Key Parameter Overview
Decoding the Specs for Enhanced Switching Performance
The technical specifications of the BSM100GB120DN2K are tailored for efficiency and durability in high-power switching circuits. Below is a summary of the key parameters that define its performance envelope.
| Parameter | Symbol | Value | Conditions |
|---|---|---|---|
| Collector-Emitter Voltage | VCES | 1200 V | VGE = 0V, Tj = 25°C |
| Continuous Collector Current | IC | 100 A | TC = 80°C |
| Collector-Emitter Saturation Voltage | VCE(sat) | 2.2 V (typ) / 2.7 V (max) | IC = 100 A, VGE = 15 V, Tj = 25°C |
| Total Switching Energy | Ets | 13.00 mJ (typ) | IC = 100 A, VCE = 600 V, Tj = 25°C |
| Gate-Emitter Voltage | VGE | ±20 V | |
| Thermal Resistance, Junction to Case | RthJC | ≤ 0.18 K/W (per IGBT) |
Download the BSM100GB120DN2K datasheet for detailed specifications and performance curves.
Technical Deep Dive
A Closer Look at the VCE(sat) and Its Impact on Thermal Design
A pivotal parameter for any power module is the collector-emitter saturation voltage, or VCE(sat). The BSM100GB120DN2K specifies a typical VCE(sat) of 2.2V at its nominal current of 100A. This value is a direct indicator of the module's conduction losses—the power dissipated as heat while the switch is on. Think of VCE(sat) as the "toll" the current pays to pass through the device. A lower toll means less energy is wasted as heat. With a maximum VCE(sat) of 2.7V, engineers can confidently calculate worst-case power dissipation (P = VCE(sat) * IC), which is the foundational step for any effective thermal management strategy. This ensures the junction temperature remains within its safe operating area, even under peak load conditions, directly contributing to the system's overall reliability and lifespan.
Frequently Asked Questions (FAQ)
What is the primary benefit of the module's typical 2.2V VCE(sat)?
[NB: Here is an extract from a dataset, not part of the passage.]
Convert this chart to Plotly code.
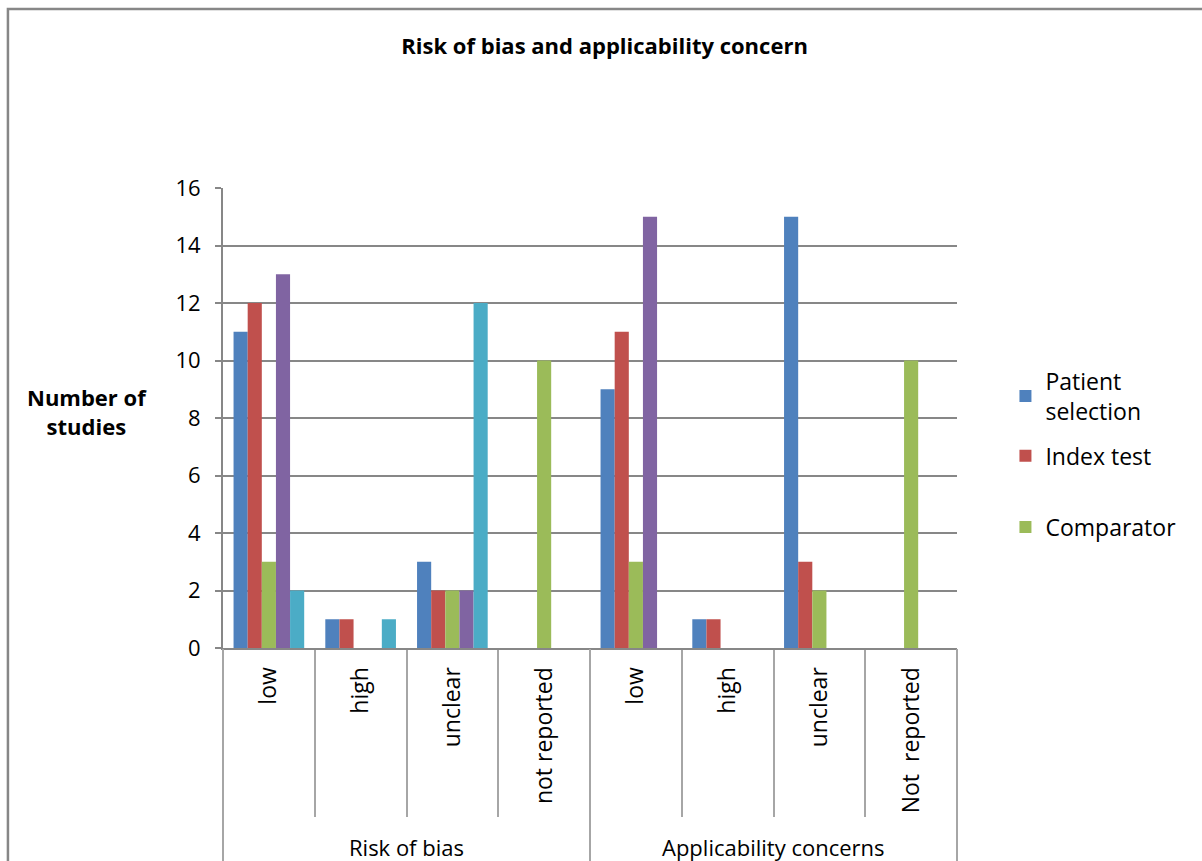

Its primary benefit is lower conduction losses, which translates to reduced heat generation and higher overall system efficiency.
How does the total switching energy (Ets) of 13.00 mJ influence design decisions?
This parameter is crucial for applications with high switching frequencies. It allows engineers to accurately model and manage thermal performance, enabling the design of more compact and cost-effective cooling systems while ensuring the module operates reliably without overheating.
System Integration and Design Simplification
Streamlining Power Stage Development
The BSM100GB120DN2K is configured in a standard half-bridge topology, one of the most common building blocks in power electronics. This pre-packaged configuration simplifies the design of three-phase inverters and other complex power stages by reducing component count and simplifying PCB layout. The module's insulated metal baseplate provides excellent electrical isolation between the power circuit and the heatsink, rated at 2500V (RMS) for one minute. This built-in isolation streamlines mechanical assembly and helps meet safety regulations without requiring additional insulating materials, reducing both assembly time and potential points of failure.